### Set problem
Below are the records; give again exactly the lines from the one containing "Recreate this image as a LaTeX" through the one containing "from matplotlib.ticker import", leaving out pictures.

### Data entries
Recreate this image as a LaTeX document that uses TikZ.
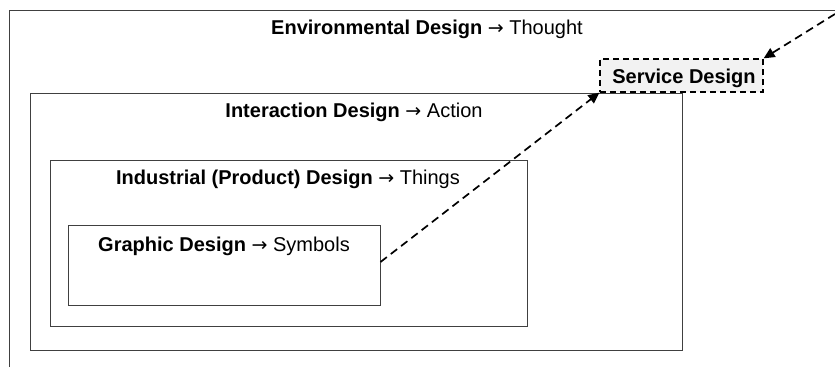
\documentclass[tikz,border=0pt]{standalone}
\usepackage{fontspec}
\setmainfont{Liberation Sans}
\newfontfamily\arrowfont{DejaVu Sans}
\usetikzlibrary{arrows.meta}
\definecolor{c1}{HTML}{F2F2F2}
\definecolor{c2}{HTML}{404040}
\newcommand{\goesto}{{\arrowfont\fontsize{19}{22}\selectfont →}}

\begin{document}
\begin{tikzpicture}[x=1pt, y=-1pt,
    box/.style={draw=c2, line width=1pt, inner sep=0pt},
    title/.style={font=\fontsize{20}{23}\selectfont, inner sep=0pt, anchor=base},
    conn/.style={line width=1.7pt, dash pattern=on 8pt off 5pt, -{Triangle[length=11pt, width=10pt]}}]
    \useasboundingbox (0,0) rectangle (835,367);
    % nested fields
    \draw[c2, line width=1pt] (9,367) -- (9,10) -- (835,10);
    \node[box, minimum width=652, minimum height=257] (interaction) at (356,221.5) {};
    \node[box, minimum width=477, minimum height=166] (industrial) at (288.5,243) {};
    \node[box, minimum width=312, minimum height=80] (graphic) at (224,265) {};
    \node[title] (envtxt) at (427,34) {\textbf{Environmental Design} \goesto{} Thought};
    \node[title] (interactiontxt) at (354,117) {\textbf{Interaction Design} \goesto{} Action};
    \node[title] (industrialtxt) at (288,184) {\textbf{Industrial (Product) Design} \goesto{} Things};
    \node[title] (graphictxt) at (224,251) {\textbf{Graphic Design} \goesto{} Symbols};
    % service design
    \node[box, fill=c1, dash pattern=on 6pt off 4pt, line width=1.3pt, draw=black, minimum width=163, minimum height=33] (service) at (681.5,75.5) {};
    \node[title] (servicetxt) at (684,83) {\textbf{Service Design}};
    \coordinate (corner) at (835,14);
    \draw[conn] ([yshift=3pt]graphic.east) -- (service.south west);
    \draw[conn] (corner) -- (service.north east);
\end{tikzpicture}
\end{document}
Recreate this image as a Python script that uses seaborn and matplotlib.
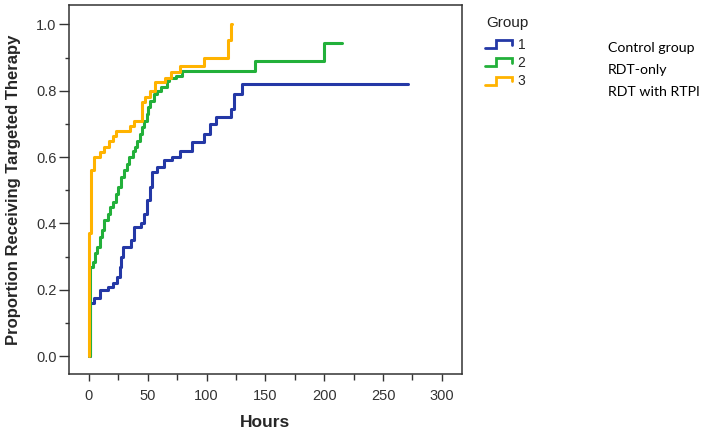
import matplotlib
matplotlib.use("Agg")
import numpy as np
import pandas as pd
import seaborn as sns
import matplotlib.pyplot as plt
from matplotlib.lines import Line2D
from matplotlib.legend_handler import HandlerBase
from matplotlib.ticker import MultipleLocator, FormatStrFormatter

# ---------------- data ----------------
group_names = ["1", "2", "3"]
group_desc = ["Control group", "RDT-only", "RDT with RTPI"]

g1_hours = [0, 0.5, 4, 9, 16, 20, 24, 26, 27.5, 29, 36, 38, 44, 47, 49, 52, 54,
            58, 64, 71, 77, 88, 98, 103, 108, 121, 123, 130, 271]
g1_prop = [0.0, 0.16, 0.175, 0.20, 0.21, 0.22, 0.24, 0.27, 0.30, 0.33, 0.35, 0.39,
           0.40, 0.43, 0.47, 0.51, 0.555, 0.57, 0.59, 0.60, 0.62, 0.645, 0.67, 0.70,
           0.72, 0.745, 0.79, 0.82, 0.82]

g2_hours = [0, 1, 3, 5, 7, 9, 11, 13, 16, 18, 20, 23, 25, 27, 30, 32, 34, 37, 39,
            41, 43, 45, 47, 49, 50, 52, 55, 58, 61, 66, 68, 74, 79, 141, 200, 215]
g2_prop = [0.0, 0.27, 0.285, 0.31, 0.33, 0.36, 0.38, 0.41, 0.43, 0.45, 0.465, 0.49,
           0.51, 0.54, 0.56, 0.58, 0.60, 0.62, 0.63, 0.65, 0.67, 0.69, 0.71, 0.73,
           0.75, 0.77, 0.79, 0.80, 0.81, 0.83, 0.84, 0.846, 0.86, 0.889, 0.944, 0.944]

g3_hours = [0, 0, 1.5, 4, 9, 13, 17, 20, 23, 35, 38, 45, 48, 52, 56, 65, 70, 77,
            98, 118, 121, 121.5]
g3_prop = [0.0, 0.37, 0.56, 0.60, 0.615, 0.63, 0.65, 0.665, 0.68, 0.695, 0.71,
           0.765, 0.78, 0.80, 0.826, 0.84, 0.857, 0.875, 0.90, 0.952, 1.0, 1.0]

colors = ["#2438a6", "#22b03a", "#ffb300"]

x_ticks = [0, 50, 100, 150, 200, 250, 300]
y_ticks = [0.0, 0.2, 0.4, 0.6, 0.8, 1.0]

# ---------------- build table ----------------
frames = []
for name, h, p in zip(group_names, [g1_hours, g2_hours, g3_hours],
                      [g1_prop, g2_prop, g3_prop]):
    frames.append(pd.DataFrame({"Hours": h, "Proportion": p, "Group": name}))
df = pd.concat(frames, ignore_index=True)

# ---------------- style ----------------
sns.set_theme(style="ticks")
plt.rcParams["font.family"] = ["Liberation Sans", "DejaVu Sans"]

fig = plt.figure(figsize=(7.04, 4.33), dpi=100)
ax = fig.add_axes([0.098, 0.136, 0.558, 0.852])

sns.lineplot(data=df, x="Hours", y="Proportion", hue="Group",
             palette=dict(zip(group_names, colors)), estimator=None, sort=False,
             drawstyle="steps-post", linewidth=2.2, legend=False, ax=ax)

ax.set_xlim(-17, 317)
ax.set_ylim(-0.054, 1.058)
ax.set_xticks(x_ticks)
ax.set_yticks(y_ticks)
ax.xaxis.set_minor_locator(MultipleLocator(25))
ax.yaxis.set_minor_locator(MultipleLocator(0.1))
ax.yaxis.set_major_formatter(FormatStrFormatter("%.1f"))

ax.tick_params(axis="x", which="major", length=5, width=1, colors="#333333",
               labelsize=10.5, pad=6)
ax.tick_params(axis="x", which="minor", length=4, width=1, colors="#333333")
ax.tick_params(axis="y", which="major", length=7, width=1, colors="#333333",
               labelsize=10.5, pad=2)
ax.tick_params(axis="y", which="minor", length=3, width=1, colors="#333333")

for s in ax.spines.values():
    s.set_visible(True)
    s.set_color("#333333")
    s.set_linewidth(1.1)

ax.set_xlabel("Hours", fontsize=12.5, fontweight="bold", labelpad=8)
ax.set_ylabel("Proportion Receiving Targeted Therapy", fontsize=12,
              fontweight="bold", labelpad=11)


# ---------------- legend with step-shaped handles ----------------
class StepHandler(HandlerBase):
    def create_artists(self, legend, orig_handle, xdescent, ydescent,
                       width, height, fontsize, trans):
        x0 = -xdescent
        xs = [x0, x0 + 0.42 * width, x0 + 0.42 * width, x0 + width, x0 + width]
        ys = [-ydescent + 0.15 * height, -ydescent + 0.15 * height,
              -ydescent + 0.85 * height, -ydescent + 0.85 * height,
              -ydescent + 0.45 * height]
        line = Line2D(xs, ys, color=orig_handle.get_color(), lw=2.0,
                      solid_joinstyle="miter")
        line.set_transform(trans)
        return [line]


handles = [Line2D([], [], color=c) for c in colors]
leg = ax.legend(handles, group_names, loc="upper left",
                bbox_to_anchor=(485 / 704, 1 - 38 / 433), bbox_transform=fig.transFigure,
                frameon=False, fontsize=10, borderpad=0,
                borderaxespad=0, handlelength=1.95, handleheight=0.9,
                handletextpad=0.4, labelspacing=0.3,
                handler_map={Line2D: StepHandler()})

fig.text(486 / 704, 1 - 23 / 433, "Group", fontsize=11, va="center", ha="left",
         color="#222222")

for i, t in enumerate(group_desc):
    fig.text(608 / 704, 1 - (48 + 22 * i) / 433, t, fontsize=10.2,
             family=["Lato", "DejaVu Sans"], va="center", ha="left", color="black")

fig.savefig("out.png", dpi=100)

--

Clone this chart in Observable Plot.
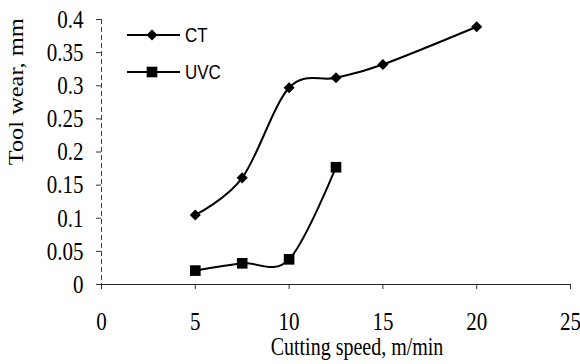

### Task answer
Recreate this image as a LaTeX document that uses TikZ.
\documentclass[tikz,border=0pt]{standalone}
\usepackage{fontspec}
\setmainfont{Liberation Sans}
\newfontfamily\arrowfont{DejaVu Sans}
\usetikzlibrary{arrows.meta}
\definecolor{c1}{HTML}{F2F2F2}
\definecolor{c2}{HTML}{404040}
\newcommand{\goesto}{{\arrowfont\fontsize{19}{22}\selectfont →}}

\begin{document}
\begin{tikzpicture}[x=1pt, y=-1pt,
    box/.style={draw=c2, line width=1pt, inner sep=0pt},
    title/.style={font=\fontsize{20}{23}\selectfont, inner sep=0pt, anchor=base},
    conn/.style={line width=1.7pt, dash pattern=on 8pt off 5pt, -{Triangle[length=11pt, width=10pt]}}]
    \useasboundingbox (0,0) rectangle (835,367);
    % nested fields
    \draw[c2, line width=1pt] (9,367) -- (9,10) -- (835,10);
    \node[box, minimum width=652, minimum height=257] (interaction) at (356,221.5) {};
    \node[box, minimum width=477, minimum height=166] (industrial) at (288.5,243) {};
    \node[box, minimum width=312, minimum height=80] (graphic) at (224,265) {};
    \node[title] (envtxt) at (427,34) {\textbf{Environmental Design} \goesto{} Thought};
    \node[title] (interactiontxt) at (354,117) {\textbf{Interaction Design} \goesto{} Action};
    \node[title] (industrialtxt) at (288,184) {\textbf{Industrial (Product) Design} \goesto{} Things};
    \node[title] (graphictxt) at (224,251) {\textbf{Graphic Design} \goesto{} Symbols};
    % service design
    \node[box, fill=c1, dash pattern=on 6pt off 4pt, line width=1.3pt, draw=black, minimum width=163, minimum height=33] (service) at (681.5,75.5) {};
    \node[title] (servicetxt) at (684,83) {\textbf{Service Design}};
    \coordinate (corner) at (835,14);
    \draw[conn] ([yshift=3pt]graphic.east) -- (service.south west);
    \draw[conn] (corner) -- (service.north east);
\end{tikzpicture}
\end{document}
Recreate this image as a Python script that uses seaborn and matplotlib.
import matplotlib
matplotlib.use("Agg")
import numpy as np
import pandas as pd
import seaborn as sns
import matplotlib.pyplot as plt
from matplotlib.lines import Line2D
from matplotlib.legend_handler import HandlerBase
from matplotlib.ticker import MultipleLocator, FormatStrFormatter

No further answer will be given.